As Medicare and private insurers continue to struggle with implementing accountable care organization- and population-linked payments, an increasing amount of attention is being paid to a less expansive but almost as complex method of shifting risk to hospitals and physicians: paying a fixed price for an episode of care, or bundling.
Who Owns What Happens Next?
May 9, 2016
By JEFF GOLDSMITH
As Medicare and private insurers continue to struggle with implementing accountable care organization- and population-linked payments, an increasing amount of attention is being paid to a less expansive but almost as complex method of shifting risk to hospitals and physicians: paying a fixed price for an episode of care, or bundling. The key question about bundling is: Who owns the responsibility for assuring a successful recovery from clinical interventions?
Bundled payment is designed to focus attention on care coordination and delivering a complete clinical solution to a complex medical problem. Unless resource consumption and the patient’s progress through the episode are managed tightly, hospitals and others accepting bundled payments are at risk of significant operating losses as well as poor clinical results.
Acute care over quickly
As most of my friends and all of my family know, I spent a good portion of 2015 intensively using the health system I have worked in for 40 years. It was an eye-opening experience. Beginning in December 2014 with a scary cancer diagnosis, then nerve grafting in my right hand in October 2015 and a hip replacement in November, I experienced three surgical interventions in three different places (two academic health centers away from home and my local community hospital in Virginia). All of the interventions were successful, and after a period of recovery and rehabilitation, I returned, healthy and disease free, to my active life.
The biggest surprise in my patient experiences: how fast the acute phase of my care was over! In two of my three surgeries, I was out on the street with a sheaf of discharge papers in my hand, barely conscious of the magnitude of the intervention within 24 hours of waking up from surgery. In the third case, pain control issues prolonged my hospital stay for about a week.
Having surmounted the intensive procedures, however, the real risks lay ahead in recovery. This took place at home and, in two cases, at the home of family friends. My principal caregivers were family members. The immediate aftermath of surgery exposes the patient not only to infection but also cardiac problems, possible drug reactions and the risk of bleeding in the affected area. It is a fraught period both for patients and for family caregivers, who often by default are the ultimate guarantors of service continuity and their loved one’s safety.
Traditionally, the hospital’s responsibility ended abruptly upon discharge. In candor, the discharge process often was not focused on patient outcomes. In many institutions, the main focus was on clearing the bed and making sure the patient had a safe ride home. All too often, patients were “thrown over the fence” in hopes the family was ready to catch them.
This sudden cessation of responsibility poses a great risk not only to the patient but to the hospital under present Medicare payment rules if the patient re-presents to the hospital as an “unnecessary” readmission. Under bundling, however, excessive or poorly coordinated aftercare will expose the care system to unreimbursed post-acute costs as well as poor outcome and patient satisfaction scores. The “transitions of care” that take place after the acute phase are the biggest challenge to care systems under bundling.
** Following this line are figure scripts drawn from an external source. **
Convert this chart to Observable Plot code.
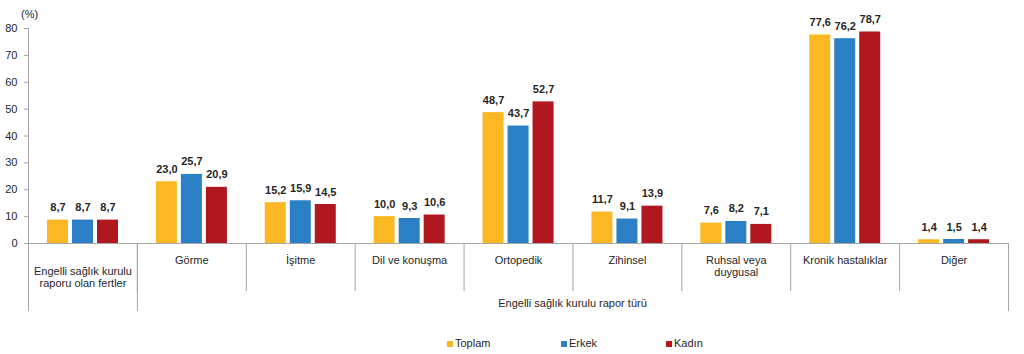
<!DOCTYPE html>
<html>
<head>
<meta charset="utf-8">
<script src="https://cdn.jsdelivr.net/npm/d3@7"></script>
<script src="https://cdn.jsdelivr.net/npm/@observablehq/plot@0.6"></script>
<style>
  html, body { margin: 0; padding: 0; background: #fff; }
  #wrap { position: relative; width: 1024px; height: 354px; font-family: "Liberation Sans", Arial, sans-serif; color: #262626; overflow: hidden; }
  #chart svg { display: block; }
  .abs { position: absolute; font-size: 11px; white-space: nowrap; }
  .sw { position: absolute; width: 6px; height: 6px; }
</style>
</head>
<body>
<div id="wrap">
  <div id="chart"></div>
  <div class="abs" style="left:21px; top:8px;">(%)</div>
  <div class="abs" style="left:137px; width:871px; top:297px; text-align:center;">Engelli sağlık kurulu rapor türü</div>
  <div id="legend"></div>
</div>
<script>
const categories = [
  "Engelli sağlık kurulu\nraporu olan fertler",
  "Görme",
  "İşitme",
  "Dil ve konuşma",
  "Ortopedik",
  "Zihinsel",
  "Ruhsal veya\nduygusal",
  "Kronik hastalıklar",
  "Diğer"
];
const seriesNames = ["Toplam", "Erkek", "Kadın"];
const toplam = [8.7, 23.0, 15.2, 10.0, 48.7, 11.7, 7.6, 77.6, 1.4];
const erkek  = [8.7, 25.7, 15.9, 9.3, 43.7, 9.1, 8.2, 76.2, 1.5];
const kadin  = [8.7, 20.9, 14.5, 10.6, 52.7, 13.9, 7.1, 78.7, 1.4];
const yTicks = [0, 10, 20, 30, 40, 50, 60, 70, 80];
const colors = ["#FBB823", "#2B80C5", "#B0171E"];

const seriesValues = [toplam, erkek, kadin];
const rows = [];
categories.forEach((c, i) => {
  seriesNames.forEach((s, j) => rows.push({cat: c, series: s, value: seriesValues[j][i]}));
});
const fmt = v => d3.format(".1f")(v).replace(".", ",");

const W = 1024, H = 330, mL = 28, mR = 16, mT = 28, mB = 87;
const innerH = H - mT - mB;
const half = (W - mL - mR) / categories.length / 2;
const gray = "#a6a6a6";

const plot = Plot.plot({
  width: W, height: H,
  marginLeft: mL, marginRight: mR, marginTop: mT, marginBottom: mB,
  style: {fontFamily: "'Liberation Sans', Arial, sans-serif", fontSize: "11px", color: "#262626", background: "#fff"},
  fx: {domain: categories, paddingInner: 0, paddingOuter: 0, axis: null, round: false},
  x: {domain: seriesNames, paddingInner: 0.154, paddingOuter: 0.672, axis: null},
  y: {domain: [0, 80], axis: null},
  color: {domain: seriesNames, range: colors},
  marks: [
    Plot.axisY({ticks: yTicks, tickSize: 4, tickPadding: 7, stroke: gray, label: null, fill: "#262626"}),
    Plot.barY(rows, {fx: "cat", x: "series", y: "value", fill: "series"}),
    Plot.text(rows, {fx: "cat", x: "series", y: "value", text: d => fmt(d.value), dy: -12.5, fontWeight: "bold", fontSize: 11, fill: "#262626"}),
    Plot.ruleY([0], {stroke: gray}),
    Plot.frame({anchor: "left", stroke: gray, insetTop: innerH, insetBottom: -47}),
    Plot.ruleX([categories[0]], {fx: d => d, x: null, dx: -half, stroke: gray, insetTop: 0, insetBottom: -68}),
    Plot.ruleX([categories[1]], {fx: d => d, x: null, dx: -half, stroke: gray, insetTop: innerH, insetBottom: -68}),
    Plot.ruleX([categories[categories.length - 1]], {fx: d => d, x: null, dx: half, stroke: gray, insetTop: innerH, insetBottom: -68}),
    Plot.text(categories.slice(1), {fx: d => d, text: d => d, frameAnchor: "bottom", lineAnchor: "top", dy: 12, lineHeight: 1.1, fontSize: 11, fill: "#262626"}),
    Plot.text(categories.slice(0, 1), {fx: d => d, text: d => d, frameAnchor: "bottom", lineAnchor: "top", dy: 23, lineHeight: 1.1, fontSize: 11, fill: "#262626"})
  ]
});
document.getElementById("chart").appendChild(plot);

const legend = document.getElementById("legend");
const legendX = [447, 561, 666];
seriesNames.forEach((s, i) => {
  const sw = document.createElement("div");
  sw.className = "sw";
  sw.style.left = legendX[i] + "px";
  sw.style.top = "341px";
  sw.style.background = colors[i];
  legend.appendChild(sw);
  const t = document.createElement("div");
  t.className = "abs";
  t.style.left = (legendX[i] + 8) + "px";
  t.style.top = "337px";
  t.textContent = s;
  legend.appendChild(t);
});
</script>
</body>
</html>
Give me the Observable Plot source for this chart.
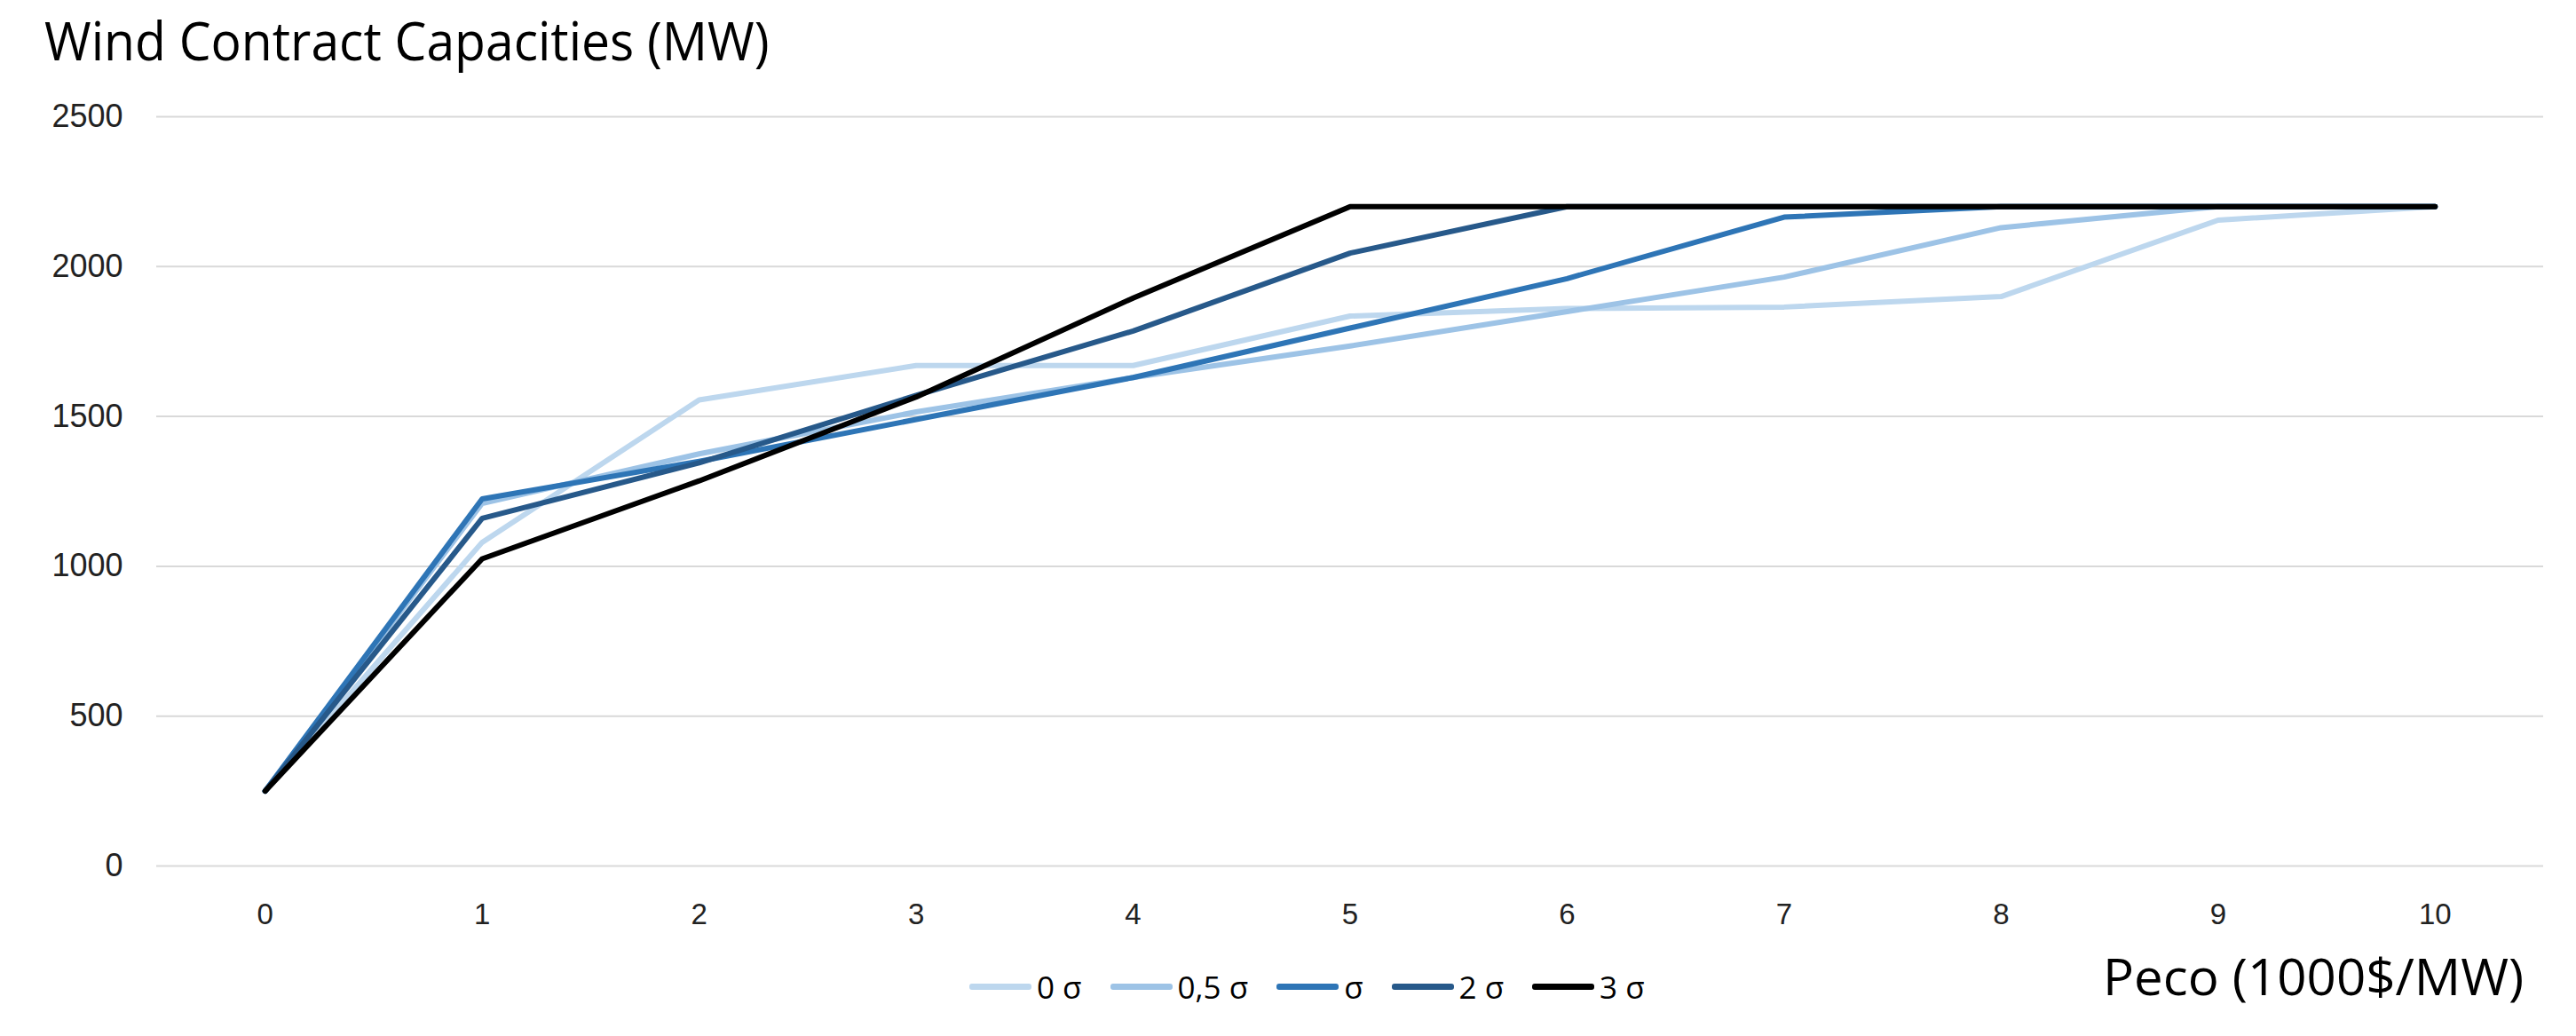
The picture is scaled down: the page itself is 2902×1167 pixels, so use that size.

As can be seen from this graphic, each type of medical problem has its own ecology of post-acute service use. When we look at different episodes, the majority of costs are not for acute care but rather for physician services, home health, rehabilitation and skilled care in most clinical problems (valve repair being the notable exception).
Scheduling and coordinating all these services is a huge challenge, all too often left to the family or the patient. This hassle is followed directly by the logistical challenge of showing up for the services. Each service may require the patient to reregister, provide a history and submit to screening and assessment. It is an exhausting gantlet of duplicative information provision, telephone appointment trees and medical record transfers.
The harder part, however, lies in figuring out whom you should rely on to provide the services, in what sequence the services are needed and what constitutes a successful conclusion of the service provider’s work. Again, all too often, the family and dazed patient are on their own. On top of these challenges is the flood of medications the patient is engulfed in, each with its own set of risks and potential harmful interactions. The older or more challenged the patient, the more professional help is required, often in the form of a geriatric care manager.